Corporate Social Responsibility

 

From Prof. N. R. Sheth
Former Director, IIM, Ahmedabad

A corporate enterprise has been recognized as a "person" in law. It should also be recognized as a person in society. A corporate takes birth and grows in response to needs and labours of various stakeholders- entrepreneurs, managers, workers, local community, larger society, buyers, suppliers and of course, the state. Healthy survival and development depend on adequate nurturing by all these stakeholders. The concept of social responsibility should therefore include the whole spectrum of stakeholders. Responsibility should be clearly perceived and projected as responsibility and therefore be kept away from ideas of philanthropy, charity, generosity and the like. A corporate, as a citizen, should understand that its own well-being is inextricably linked with the well-being of all stakeholders. Its financial management as well as human resources should notionally cover all stakeholders. One pragmatic way of defining social responsibility is to allocate resources for material and human investment BEYOND LEGAL OBLIGATIONS. How far and how should one contribute to the short-and long-term welfare of employees, clients, suppliers, people in the hinterland (especially those who supply human capital) and the wider population? What can be done to build bridges of understanding and mutuality with various categories of stakeholders? How does one demonstrate a mindset which emphasizes interest in other beyond the realm of self-interest?

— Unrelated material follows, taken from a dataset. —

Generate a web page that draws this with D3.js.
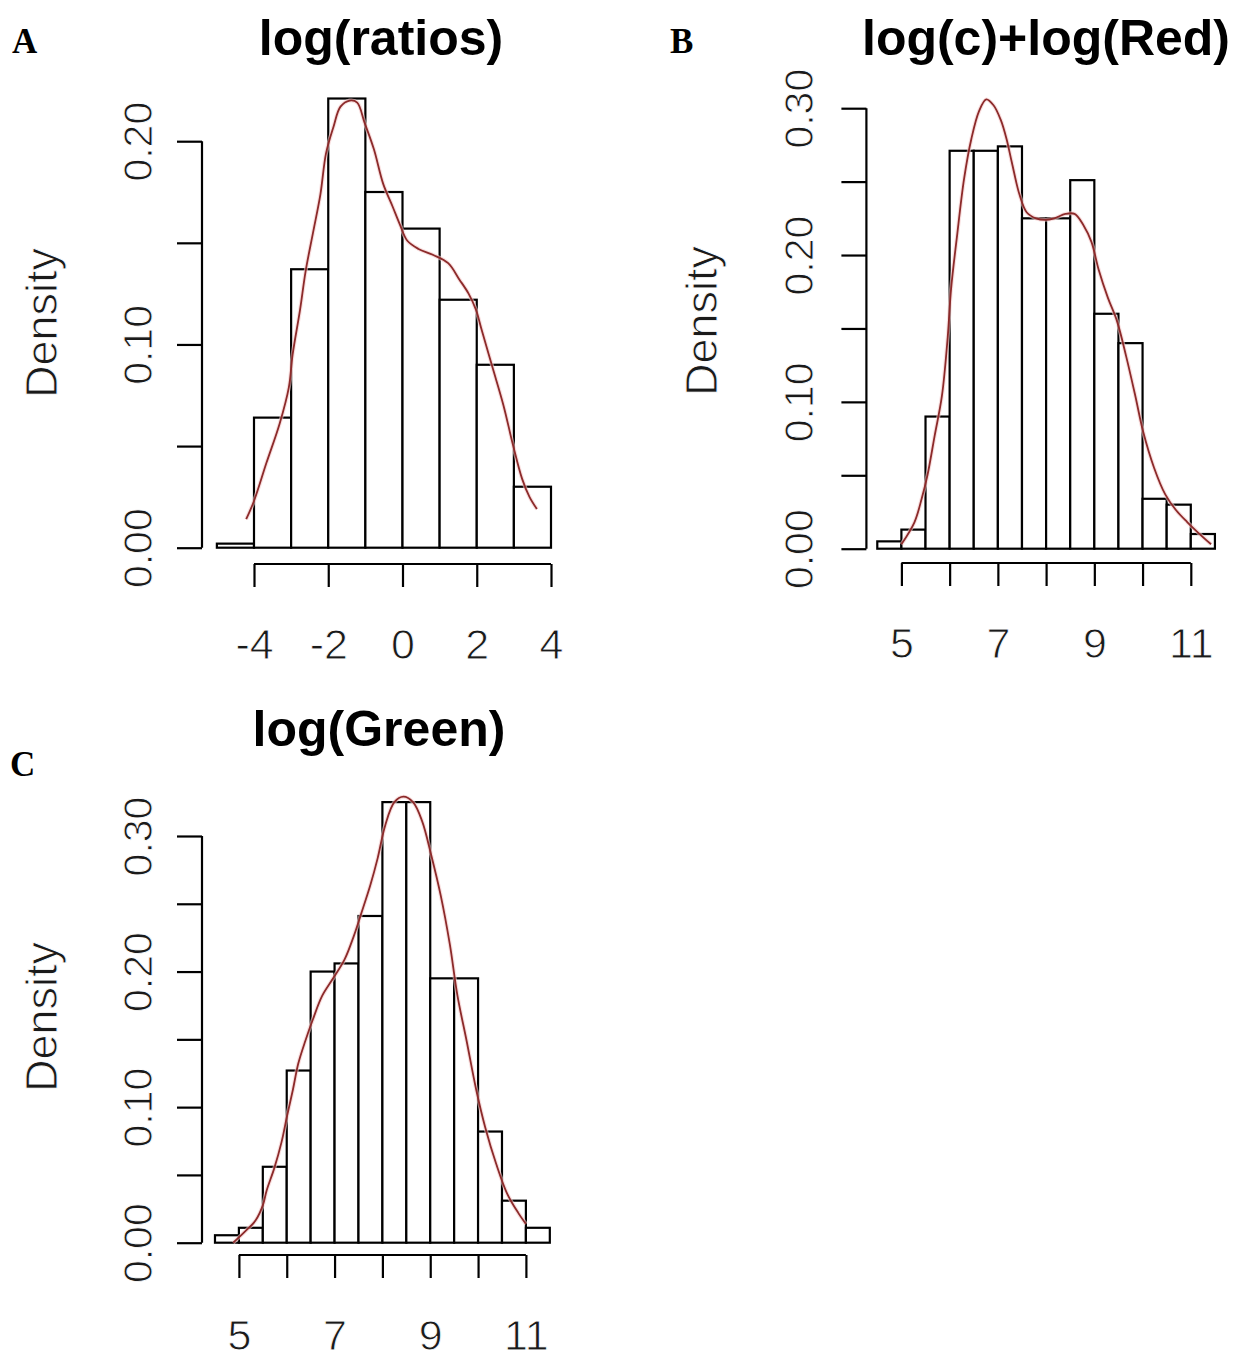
<!DOCTYPE html>
<html>
<head>
<meta charset="utf-8">
<script src="https://cdn.jsdelivr.net/npm/d3@7"></script>
<style>
  html, body { margin: 0; padding: 0; background: #fff; }
  svg { display: block; }
  text { font-family: "Liberation Sans", Arial, sans-serif; fill: #000; }
  .thin { fill: #1a1a1a; stroke: #fff; stroke-width: 0.9px; paint-order: fill stroke; }
</style>
</head>
<body>
<svg id="chart" width="1238" height="1365"></svg>
<script>
// ---------- Panel A : log(ratios) ----------
const aTitle = "log(ratios)";
const aBinEdges = [-5, -4, -3, -2, -1, 0, 1, 2, 3, 4];
const aDensity  = [0.002, 0.064, 0.137, 0.221, 0.175, 0.157, 0.122, 0.090, 0.030];
const aCurveX = [-4.21,-4.0,-3.66,-3.31,-3.06,-2.96,-2.76,-2.61,-2.41,-2.21,-2.06,-1.86,-1.67,-1.42,-1.22,-1.02,-0.77,-0.52,-0.27,-0.07,0.13,0.43,0.83,1.23,1.53,1.78,1.98,2.12,2.42,2.72,2.97,3.22,3.42,3.62];
const aCurveY = [0.014,0.023,0.042,0.061,0.079,0.095,0.117,0.136,0.155,0.174,0.194,0.207,0.217,0.220,0.219,0.209,0.196,0.179,0.168,0.159,0.151,0.147,0.144,0.140,0.132,0.125,0.117,0.108,0.089,0.070,0.051,0.034,0.025,0.019];
const aXTicks = [-4, -2, 0, 2, 4];
const aXMinor = [-4, -2, 0, 2, 4];
const aYTicks = [0, 0.05, 0.10, 0.15, 0.20];
const aYLabels = ["0.00", "", "0.10", "", "0.20"];

// ---------- Panel B : log(c)+log(Red) ----------
const bTitle = "log(c)+log(Red)";
const bBinEdges = [4.5, 5, 5.5, 6, 6.5, 7, 7.5, 8, 8.5, 9, 9.5, 10, 10.5, 11, 11.5];
const bDensity  = [0.005, 0.013, 0.090, 0.271, 0.271, 0.274, 0.225, 0.225, 0.251, 0.160, 0.140, 0.034, 0.030, 0.010];
const bCurveX = [5.0,5.27,5.42,5.54,5.69,5.84,5.96,6.03,6.15,6.30,6.45,6.61,6.76,6.91,7.06,7.18,7.29,7.45,7.60,7.79,7.98,8.17,8.40,8.59,8.78,8.94,9.09,9.28,9.47,9.66,9.85,10.01,10.24,10.47,10.70,10.93,11.15,11.42];
const bCurveY = [0.003,0.018,0.034,0.050,0.077,0.104,0.144,0.177,0.212,0.252,0.279,0.298,0.306,0.302,0.292,0.279,0.263,0.241,0.229,0.225,0.224,0.225,0.228,0.228,0.220,0.209,0.190,0.171,0.155,0.131,0.104,0.080,0.055,0.037,0.026,0.018,0.011,0.003];
const bXTicks = [5, 7, 9, 11];
const bXMinor = [5, 6, 7, 8, 9, 10, 11];
const bYTicks = [0, 0.05, 0.10, 0.15, 0.20, 0.25, 0.30];
const bYLabels = ["0.00", "", "0.10", "", "0.20", "", "0.30"];

// ---------- Panel C : log(Green) ----------
const cTitle = "log(Green)";
const cBinEdges = [4.5, 5, 5.5, 6, 6.5, 7, 7.5, 8, 8.5, 9, 9.5, 10, 10.5, 11, 11.5];
const cDensity  = [0.0055, 0.011, 0.056, 0.127, 0.200, 0.206, 0.241, 0.325, 0.325, 0.195, 0.195, 0.082, 0.031, 0.011];
const cCurveX = [4.88,5.12,5.35,5.50,5.58,5.74,5.89,6.01,6.13,6.24,6.39,6.55,6.74,6.97,7.21,7.40,7.55,7.75,7.90,8.06,8.25,8.44,8.64,8.83,9.02,9.22,9.41,9.57,9.76,9.96,10.15,10.38,10.61,10.84,11.0];
const cCurveY = [0.0,0.008,0.0165,0.0275,0.0385,0.055,0.074,0.094,0.113,0.132,0.149,0.165,0.182,0.195,0.209,0.226,0.242,0.264,0.2835,0.308,0.325,0.329,0.325,0.311,0.286,0.256,0.220,0.182,0.149,0.113,0.085,0.058,0.036,0.022,0.0138];
const cXTicks = [5, 7, 9, 11];
const cXMinor = [5, 6, 7, 8, 9, 10, 11];
const cYTicks = [0, 0.05, 0.10, 0.15, 0.20, 0.25, 0.30];
const cYLabels = ["0.00", "", "0.10", "", "0.20", "", "0.30"];

const panelLetters = ["A", "B", "C"];
const yAxisTitle = "Density";

// ---------- drawing ----------
const svg = d3.select("#chart");
svg.append("rect").attr("width", 1238).attr("height", 1365).attr("fill", "#fff");

function drawPanel(cfg) {
  const g = svg.append("g");
  const x = d3.scaleLinear().domain(cfg.xDomain).range(cfg.xRange);
  const y = d3.scaleLinear().domain(cfg.yDomain).range(cfg.yRange);

  // bars
  const bars = cfg.density.map((d, i) => ({x0: cfg.edges[i], x1: cfg.edges[i + 1], d}));
  g.append("g").selectAll("rect").data(bars).join("rect")
    .attr("x", b => x(b.x0))
    .attr("y", b => y(b.d))
    .attr("width", b => x(b.x1) - x(b.x0))
    .attr("height", b => y(0) - y(b.d))
    .attr("fill", "#fff")
    .attr("stroke", "#000")
    .attr("stroke-width", 2.2);

  // density curve
  const pts = cfg.cx.map((v, i) => [v, cfg.cy[i]]);
  const lineGen = d3.line().x(p => x(p[0])).y(p => y(p[1])).curve(d3.curveCatmullRom.alpha(0.5));
  g.append("path").datum(pts).attr("d", lineGen)
    .attr("fill", "none").attr("stroke", "#f3c9c9").attr("stroke-width", 4).attr("opacity", 0.6);
  g.append("path").datum(pts).attr("d", lineGen)
    .attr("fill", "none").attr("stroke", "#8c2a2a").attr("stroke-width", 1.8);

  // y axis
  const yAx = g.append("g")
    .attr("transform", `translate(${cfg.yAxisX},0)`)
    .call(d3.axisLeft(y).tickValues(cfg.yTicks).tickSize(25).tickSizeOuter(0)
      .tickFormat((d, i) => cfg.yLabels[i]));
  yAx.select(".domain").attr("stroke-width", 2.2).attr("d", `M0,${y(cfg.yTicks[0])}V${y(cfg.yTicks[cfg.yTicks.length - 1])}`);
  yAx.selectAll(".tick line").attr("stroke-width", 2.2);
  yAx.selectAll(".tick text")
    .attr("x", null).attr("dy", null)
    .attr("transform", `translate(${cfg.yLabelOff},0) rotate(-90)`)
    .attr("text-anchor", "middle")
    .attr("class", "thin")
    .style("font-size", "41px")
    .style("font-family", '"Liberation Sans", Arial, sans-serif');

  // x axis
  const xAx = g.append("g")
    .attr("transform", `translate(0,${cfg.xAxisY})`)
    .call(d3.axisBottom(x).tickValues(cfg.xMinor).tickSize(23).tickSizeOuter(0)
      .tickFormat(d => cfg.xTicks.includes(d) ? String(d) : ""));
  xAx.select(".domain").attr("stroke-width", 2.2).attr("d", `M${x(cfg.xMinor[0])},0H${x(cfg.xMinor[cfg.xMinor.length - 1])}`);
  xAx.selectAll(".tick line").attr("stroke-width", 2.2);
  xAx.selectAll(".tick text")
    .attr("y", 95).attr("dy", null)
    .attr("text-anchor", "middle")
    .attr("class", "thin")
    .style("font-size", "43px")
    .style("font-family", '"Liberation Sans", Arial, sans-serif');

  // axis title
  g.append("text")
    .attr("transform", `translate(${cfg.densX},${cfg.densY}) rotate(-90)`)
    .attr("text-anchor", "middle")
    .attr("class", "thin")
    .style("font-size", "45px")
    .text(yAxisTitle);

  // title
  g.append("text")
    .attr("x", cfg.titleX).attr("y", cfg.titleY)
    .attr("text-anchor", "middle")
    .style("font-size", "50px")
    .style("font-weight", "bold")
    .text(cfg.title);

  // panel letter
  g.append("text")
    .attr("x", cfg.letterX).attr("y", cfg.letterY)
    .style("font-family", '"Liberation Serif", "Times New Roman", serif')
    .style("font-weight", "bold")
    .style("font-size", "35px")
    .text(cfg.letter);
}

drawPanel({
  title: aTitle, letter: panelLetters[0],
  edges: aBinEdges, density: aDensity, cx: aCurveX, cy: aCurveY,
  xTicks: aXTicks, xMinor: aXMinor, yTicks: aYTicks, yLabels: aYLabels,
  xDomain: [-4, 4], xRange: [254, 551], yDomain: [0, 0.2], yRange: [547.7, 141.2],
  yAxisX: 202, xAxisY: 564, yLabelOff: -50, densX: 57, densY: 323,
  titleX: 381, titleY: 55, letterX: 12, letterY: 53
});
drawPanel({
  title: bTitle, letter: panelLetters[1],
  edges: bBinEdges, density: bDensity, cx: bCurveX, cy: bCurveY,
  xTicks: bXTicks, xMinor: bXMinor, yTicks: bYTicks, yLabels: bYLabels,
  xDomain: [5, 11], xRange: [901.4, 1190.8], yDomain: [0, 0.3], yRange: [548.7, 108.2],
  yAxisX: 866.4, xAxisY: 563, yLabelOff: -53, densX: 717, densY: 321,
  titleX: 1046, titleY: 55, letterX: 670, letterY: 53
});
drawPanel({
  title: cTitle, letter: panelLetters[2],
  edges: cBinEdges, density: cDensity, cx: cCurveX, cy: cCurveY,
  xTicks: cXTicks, xMinor: cXMinor, yTicks: cYTicks, yLabels: cYLabels,
  xDomain: [5, 11], xRange: [238.9, 525.9], yDomain: [0, 0.3], yRange: [1242.7, 836],
  yAxisX: 202, xAxisY: 1255, yLabelOff: -50, densX: 57, densY: 1017,
  titleX: 379, titleY: 746, letterX: 10, letterY: 776
});
</script>
</body>
</html>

One should perhaps begin by mapping the territory of stakeholders and identifying areas of development or well-being that could be effectively addressed in a given timespan within the constraints of available resources. In each category of stakeholders, competing, temptations and pressure are likely to arise between immediate needs and long-term development. It is not uncommon for a corporate to encounter pressure from stakeholders for immediate benefits-physical comforts, privileges, concessions. While these are important, one needs to pay sufficient attention to long-term collective well-being with reference to rise in human capability, dignity and freedom of spirit. A corporate, as a citizen, should clearly feel concerned about these long-term issues of human development.

A specific portion of corporate resources including its human capital should be committed in relation to each segment of its stakeholders. The task of raising the quality of life of life of a given community should be spelt out in the context of its socio-economic profile. There should be adequate understanding about short term and long-term needs. Immediately pressing may be issues of water, nutrition, health, education and ecology. In a longer perspective, population control, preventive health management, purposive education (beyond literacy) and character-building among the youth may be the most consequential areas of community welfare. A prudent mix of areas at a point of time is essential for fulfillment of the overall mission of corporate social responsibility.

Obviously, all tasks relating to corporate social responsibility would need to be designed and pursued within the frame work of corresponding efforts made by existing government agencies and NGOs. Ideas and acts of collaboration with GOs and NGOs should be guided by the logic of relevance from the programmer point of view. A goal and corresponding action should be first planned on the 'zero-base' principle. Collaboration or assistance should be sought or offered in relation to one's judgement of best option. Other factors such as the reputation or past performance of a government or voluntary organization should be secondary value.

There are some areas of human governance in contemporary world which have already attained mind boggling dimensions. Among these are : growing pressure of population, growing complexities of the man-nature equations and growing human greed and selfishness. It may be useful for every healthy and able corporate to explore what it can contribute to building knowledge, awareness and sensitivity of people of the global scenario around them. A part of one's resources needs to be spent in the spirit of blind investment.